Short exercise: Omit every picture, and retype the lines that run from the beginning of the data below through the line containing "(dur) at (1149.5,545.5)", inclusive.

········

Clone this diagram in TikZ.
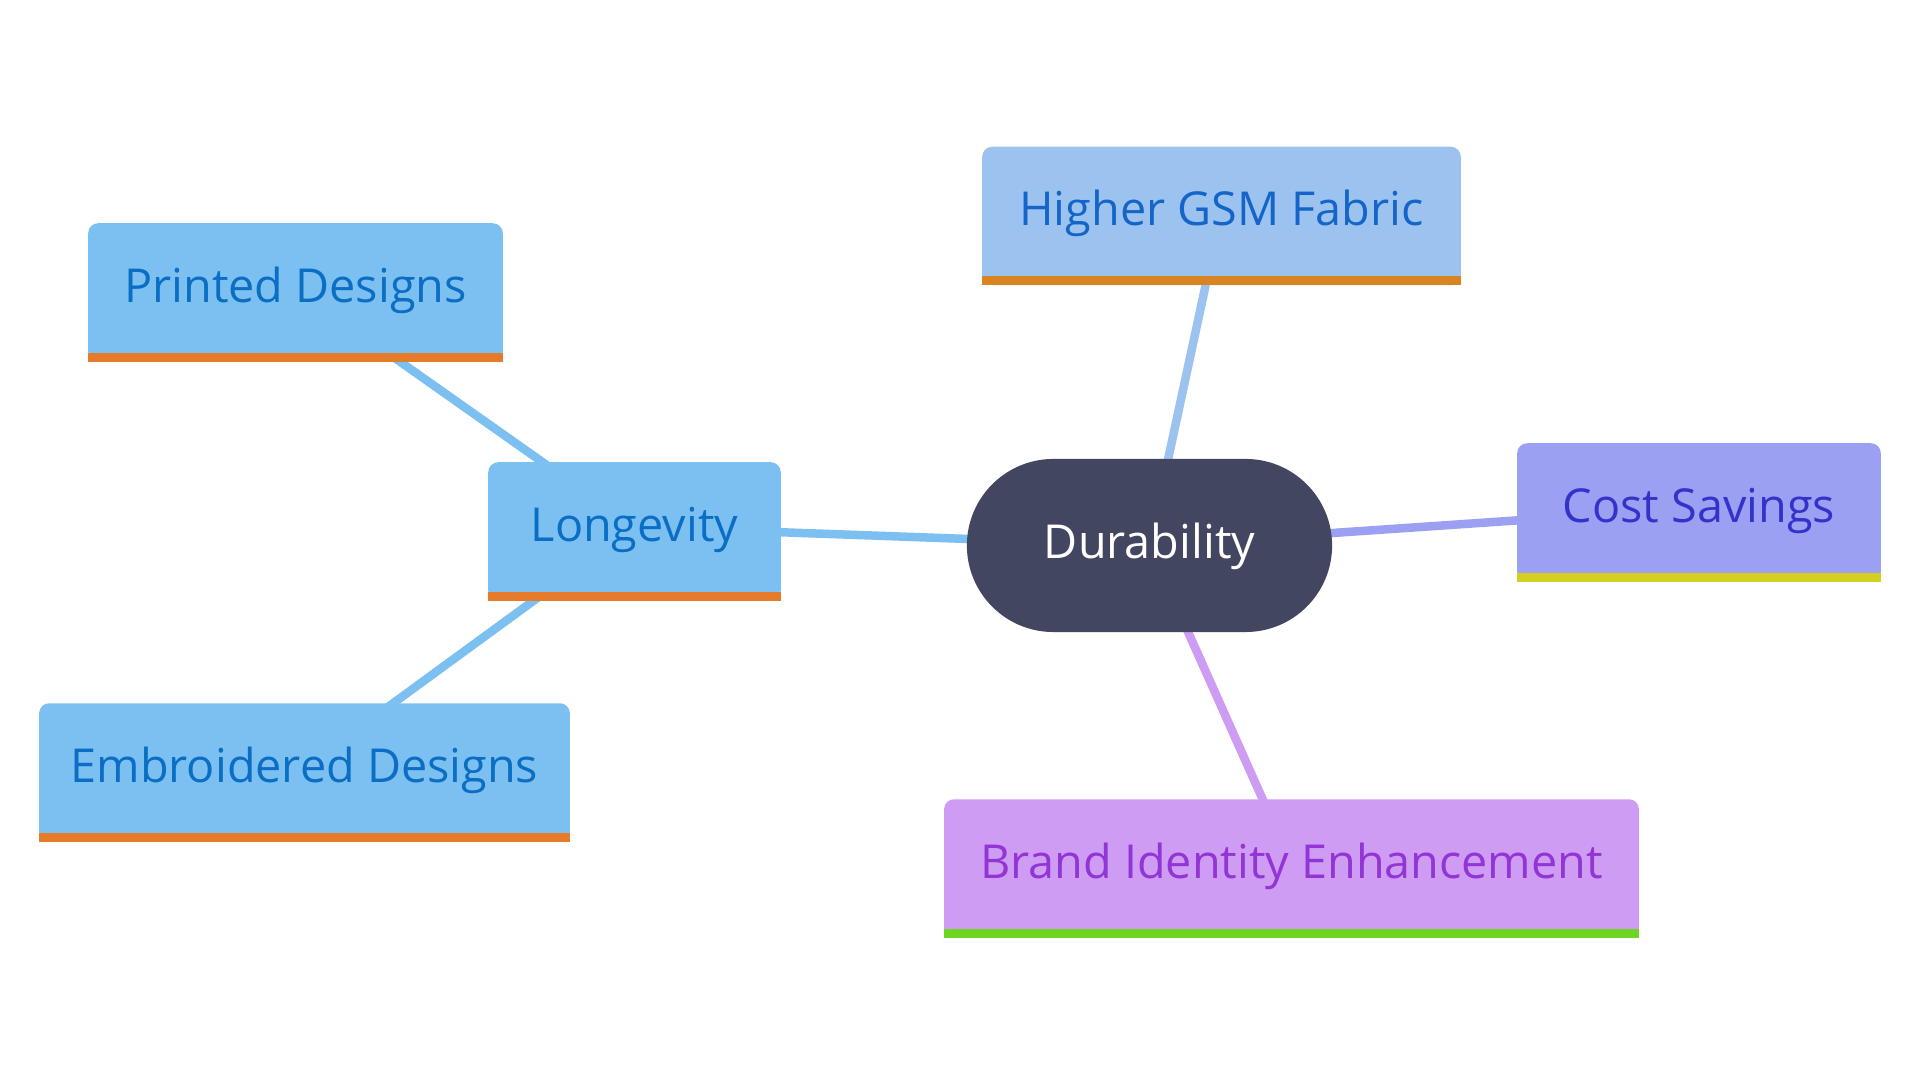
\documentclass[tikz,border=0pt]{standalone}
\usepackage{fontspec}
\setmainfont{Open Sans}
\pgfdeclarelayer{back}
\pgfdeclarelayer{edges}
\pgfdeclarelayer{bg}
\pgfsetlayers{back,edges,bg,main}
\definecolor{rootfill}{HTML}{424660}
\definecolor{lonfill}{HTML}{7CC0F2}
\definecolor{lontext}{HTML}{0B6EC5}
\definecolor{lonbar}{HTML}{E67C2A}
\definecolor{gsmfill}{HTML}{9CC3F0}
\definecolor{gsmtext}{HTML}{1565C8}
\definecolor{gsmbar}{HTML}{D98420}
\definecolor{costfill}{HTML}{9CA0F2}
\definecolor{costtext}{HTML}{3333CC}
\definecolor{costbar}{HTML}{D4CE1E}
\definecolor{brandfill}{HTML}{CE9CF2}
\definecolor{brandtext}{HTML}{9334D6}
\definecolor{brandbar}{HTML}{6ED620}
\tikzset{
  leaf/.style={rectangle, minimum height=1.28cm, inner sep=0pt,
    text height=10pt, text depth=1.8pt,
    font=\fontsize{13.3pt}{16pt}\selectfont},
  rootnode/.style={rectangle, rounded corners=0.865cm, minimum width=3.65cm, minimum height=1.73cm,
    fill=rootfill, text=white, inner sep=0pt, text height=10pt, text depth=2.5pt,
    font=\fontsize{13.3pt}{16pt}\selectfont},
  link/.style={line width=0.085cm, line cap=round},
}
\newcommand{\leafbase}[3]{%
  \begin{pgfonlayer}{bg}
    \fill[#2, rounded corners=0.1cm] (#1.north west) rectangle ([yshift=-0.09cm]#1.south east);
  \end{pgfonlayer}
  \fill[#3] (#1.south west) rectangle ([yshift=-0.09cm]#1.south east);
}
\begin{document}
\begin{tikzpicture}[x=0.01cm,y=-0.01cm]
\useasboundingbox (0,0) rectangle (1920,1080);
\begin{pgfonlayer}{back}
  \fill[white] (0,0) rectangle (1920,1080);
\end{pgfonlayer}

\node[rootnode] (dur) at (1149.5,545.5) {Durability};

\node[leaf, text=lontext, minimum width=2.91cm] (lon) at (634.5,527) {Longevity};
\leafbase{lon}{lonfill}{lonbar}
\node[leaf, text=lontext, minimum width=4.13cm] (pri) at (295.5,288) {Printed Designs};
\leafbase{pri}{lonfill}{lonbar}
\node[leaf, text=lontext, minimum width=5.29cm] (emb) at (304.5,768) {Embroidered Designs};
\leafbase{emb}{lonfill}{lonbar}
\node[leaf, text=gsmtext, minimum width=4.77cm] (gsm) at (1221.5,211.5) {Higher GSM Fabric};
\leafbase{gsm}{gsmfill}{gsmbar}
\node[leaf, text=costtext, minimum width=3.62cm] (cost) at (1699,508) {Cost Savings};
\leafbase{cost}{costfill}{costbar}
\node[leaf, text=brandtext, minimum width=6.93cm] (brand) at (1291.5,864) {Brand Identity Enhancement};
\leafbase{brand}{brandfill}{brandbar}

\begin{pgfonlayer}{edges}
  \draw[link, lonfill] (dur.center) -- (lon.center);
  \draw[link, lonfill] (lon.center) -- (pri.center);
  \draw[link, lonfill] (lon.center) -- (emb.center);
  \draw[link, gsmfill] (dur.center) -- (gsm.center);
  \draw[link, costfill] (dur.center) -- (cost.center);
  \draw[link, brandfill] (dur.center) -- (brand.center);
\end{pgfonlayer}
\end{tikzpicture}
\end{document}
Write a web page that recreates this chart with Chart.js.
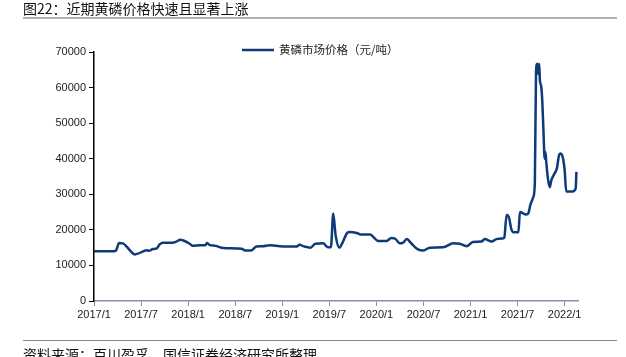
<!DOCTYPE html>
<html>
<head>
<meta charset="utf-8">
<script src="https://cdn.jsdelivr.net/npm/chart.js@4/dist/chart.umd.min.js"></script>
<style>
  html, body { margin: 0; padding: 0; background: #fff; }
  body { width: 626px; height: 357px; position: relative; overflow: hidden; font-family: "Noto Sans CJK SC", sans-serif; }
  #title { position: absolute; left: 23px; top: 0px; font-size: 14px; line-height: 17px; color: #111; white-space: nowrap; }
  #topline { position: absolute; left: 23px; top: 17px; width: 594px; height: 2px; background: #b0b0b0; }
  #botline { position: absolute; left: 23px; top: 340px; width: 594px; height: 1px; background: #888; }
  #source { position: absolute; left: 23px; top: 346px; font-size: 14px; line-height: 17px; color: #111; white-space: nowrap; }
  #wrap { position: absolute; left: 0; top: 0; width: 626px; height: 357px; }
</style>
</head>
<body>
<div id="wrap"><canvas id="c" width="626" height="357"></canvas></div>
<div id="title">图22：近期黄磷价格快速且显著上涨</div>
<div id="topline"></div>
<div id="botline"></div>
<div id="source">资料来源：百川盈孚、国信证券经济研究所整理</div>
<script>
// months elapsed since 2017/1 (decimal)
const monthsSince2017 = [
  0, 2.5, 2.8, 3.2, 3.7, 4.2, 4.8, 5.2, 5.6, 6.2, 6.7, 7.0, 7.5, 8.0, 8.4, 8.8, 10.0, 10.5, 11.0, 11.4,
  12.2, 12.6, 13.5, 14.2, 14.4, 14.7, 15.5, 16.5, 18.8, 19.3, 20.0, 20.7, 21.5, 22.4, 23.2, 24.5,
  25.8, 26.2, 26.8, 27.6, 28.2, 29.2, 29.8, 30.2, 30.5, 30.8, 31.3, 31.7, 32.3, 32.6, 33.5, 34.0,
  35.2, 35.7, 36.2, 37.3, 37.9, 38.4, 39.0, 39.4, 39.9, 40.4, 41.3, 42.0, 42.8, 44.5, 45.8, 46.6,
  47.5, 48.3, 49.4, 49.8, 50.7, 51.3, 52.1, 52.3, 52.6, 52.9, 53.2, 53.5, 54.1, 54.3, 55.1, 55.4,
  55.6, 56.0, 56.2, 56.35, 56.5, 56.65, 56.75, 56.85, 57.0, 57.15, 57.3, 57.45, 57.55, 57.65, 57.9,
  58.1, 58.3, 58.7, 59.0, 59.3, 59.5, 59.8, 60.0, 60.2, 61.0, 61.4, 61.5
];
// 黄磷市场价格（元/吨）
const prices = [
  14000, 14000, 14200, 16300, 16200, 15200, 13700, 13100, 13300, 13900, 14300, 14100, 14600, 14800, 16000, 16400, 16400, 16700, 17200, 17000,
  16100, 15500, 15700, 15700, 16300, 15800, 15500, 14900, 14700, 14200, 14200, 15300, 15400, 15700, 15500, 15300,
  15300, 15800, 15300, 15000, 16100, 16200, 15100, 15100, 24600, 18500, 15000, 16500, 19200, 19400, 19100, 18700,
  18700, 17800, 16900, 16900, 17700, 17500, 16200, 16400, 17400, 16300, 14500, 14200, 15000, 15100, 16200, 16100,
  15400, 16600, 16700, 17400, 16700, 17400, 17600, 17800, 24200, 23500, 20200, 19300, 19300, 25000, 24300, 24800,
  26800, 29200, 33400, 64600, 66700, 63800, 66700, 61800, 60500, 56100, 47600, 40000, 41900, 39100, 33900,
  32000, 33900, 35800, 37200, 41100, 41500, 40000, 36700, 30800, 30800, 31600, 36300
];
const startYear = 2017;
const yTicks = [0, 10000, 20000, 30000, 40000, 50000, 60000, 70000];
const seriesName = '黄磷市场价格（元/吨）';

const lineColor = '#0c3b78';

const legendPlugin = {
  id: 'customLegend',
  afterDraw(chart) {
    const ctx = chart.ctx;
    ctx.save();
    ctx.strokeStyle = lineColor;
    ctx.lineWidth = 2.5;
    ctx.beginPath();
    ctx.moveTo(242, 50);
    ctx.lineTo(274, 50);
    ctx.stroke();
    ctx.fillStyle = '#222';
    ctx.font = '11.5px "Noto Sans CJK SC"';
    ctx.textBaseline = 'middle';
    ctx.fillText(seriesName, 279, 50);
    ctx.restore();
  }
};

new Chart(document.getElementById('c'), {
  type: 'line',
  data: {
    datasets: [{
      label: seriesName,
      data: monthsSince2017.map((m, i) => ({ x: m, y: prices[i] })),
      borderColor: lineColor,
      borderWidth: 2.5,
      pointRadius: 0,
      cubicInterpolationMode: 'monotone',
      fill: false
    }]
  },
  options: {
    responsive: false,
    animation: false,
    layout: { padding: { left: 0, right: 48, top: 52, bottom: 31 } },
    plugins: { legend: { display: false }, tooltip: { enabled: false } },
    scales: {
      x: {
        type: 'linear',
        min: 0,
        max: 61.7,
        afterFit(s) { s.height = 25; },
        border: { display: true, color: '#8593a8', width: 1.5 },
        grid: { display: true, drawOnChartArea: false, drawTicks: true, tickLength: 5, color: '#8593a8', lineWidth: 1 },
        ticks: {
          stepSize: 6,
          includeBounds: false,
          autoSkip: false,
          maxRotation: 0,
          padding: 2,
          color: '#222',
          font: { family: '"Liberation Sans", Arial', size: 11 },
          callback: (v) => {
            const y = startYear + Math.floor(v / 12);
            const m = Math.round(v % 12) + 1;
            return y + '/' + m;
          }
        }
      },
      y: {
        min: 0,
        max: 70000,
        afterFit(s) { s.width = 94; },
        afterBuildTicks(s) { s.ticks = yTicks.map(v => ({ value: v })); },
        border: { display: true, color: '#000', width: 1.5 },
        grid: { display: true, drawOnChartArea: false, drawTicks: true, tickLength: 5, color: '#000', lineWidth: 1 },
        ticks: {
          padding: 3,
          color: '#222',
          font: { family: '"Liberation Sans", Arial', size: 11 },
          callback: (v) => String(v)
        }
      }
    }
  },
  plugins: [legendPlugin]
});
</script>
</body>
</html>
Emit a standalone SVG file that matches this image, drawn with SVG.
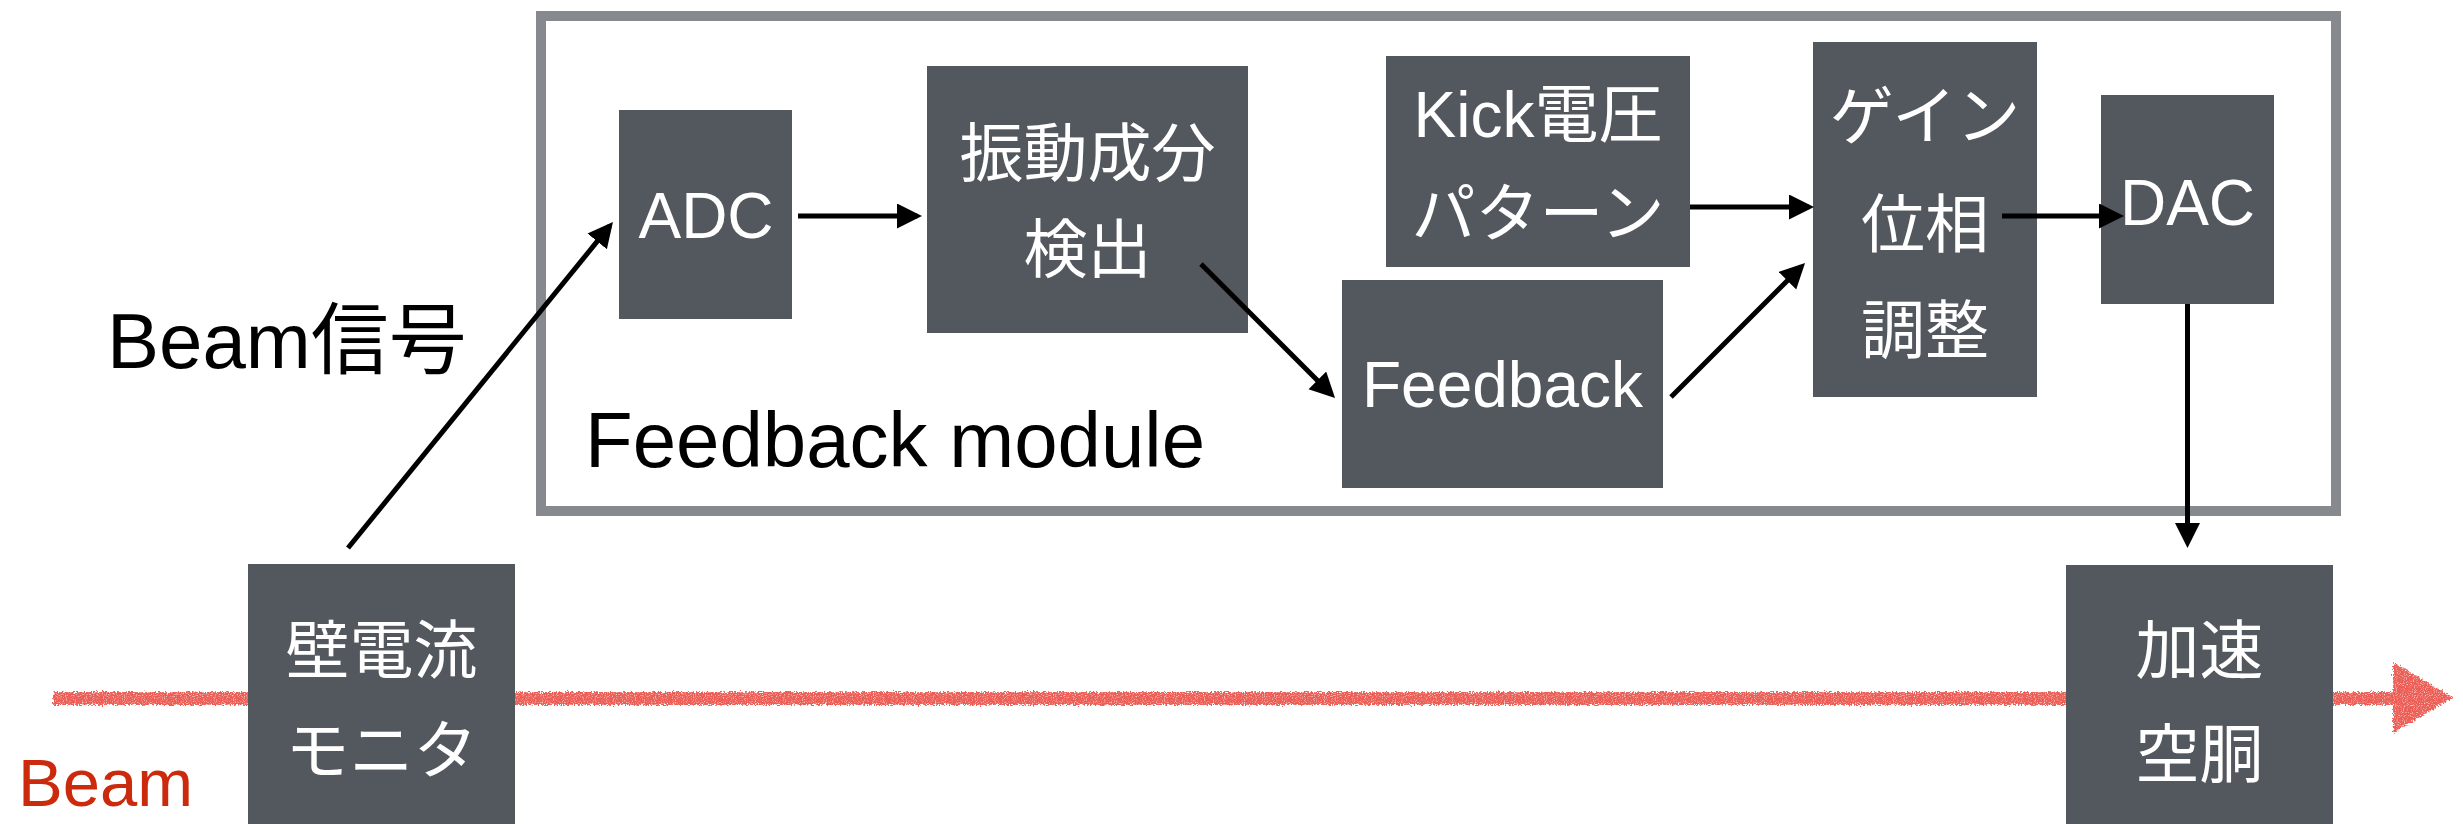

········

Full answer:
Clone this diagram in TikZ.
\documentclass[tikz,border=0pt]{standalone}
\usepackage{fontspec}
\setmainfont{Open Sans}
\pgfdeclarelayer{back}
\pgfdeclarelayer{edges}
\pgfdeclarelayer{bg}
\pgfsetlayers{back,edges,bg,main}
\definecolor{rootfill}{HTML}{424660}
\definecolor{lonfill}{HTML}{7CC0F2}
\definecolor{lontext}{HTML}{0B6EC5}
\definecolor{lonbar}{HTML}{E67C2A}
\definecolor{gsmfill}{HTML}{9CC3F0}
\definecolor{gsmtext}{HTML}{1565C8}
\definecolor{gsmbar}{HTML}{D98420}
\definecolor{costfill}{HTML}{9CA0F2}
\definecolor{costtext}{HTML}{3333CC}
\definecolor{costbar}{HTML}{D4CE1E}
\definecolor{brandfill}{HTML}{CE9CF2}
\definecolor{brandtext}{HTML}{9334D6}
\definecolor{brandbar}{HTML}{6ED620}
\tikzset{
  leaf/.style={rectangle, minimum height=1.28cm, inner sep=0pt,
    text height=10pt, text depth=1.8pt,
    font=\fontsize{13.3pt}{16pt}\selectfont},
  rootnode/.style={rectangle, rounded corners=0.865cm, minimum width=3.65cm, minimum height=1.73cm,
    fill=rootfill, text=white, inner sep=0pt, text height=10pt, text depth=2.5pt,
    font=\fontsize{13.3pt}{16pt}\selectfont},
  link/.style={line width=0.085cm, line cap=round},
}
\newcommand{\leafbase}[3]{%
  \begin{pgfonlayer}{bg}
    \fill[#2, rounded corners=0.1cm] (#1.north west) rectangle ([yshift=-0.09cm]#1.south east);
  \end{pgfonlayer}
  \fill[#3] (#1.south west) rectangle ([yshift=-0.09cm]#1.south east);
}
\begin{document}
\begin{tikzpicture}[x=0.01cm,y=-0.01cm]
\useasboundingbox (0,0) rectangle (1920,1080);
\begin{pgfonlayer}{back}
  \fill[white] (0,0) rectangle (1920,1080);
\end{pgfonlayer}

\node[rootnode] (dur) at (1149.5,545.5) {Durability};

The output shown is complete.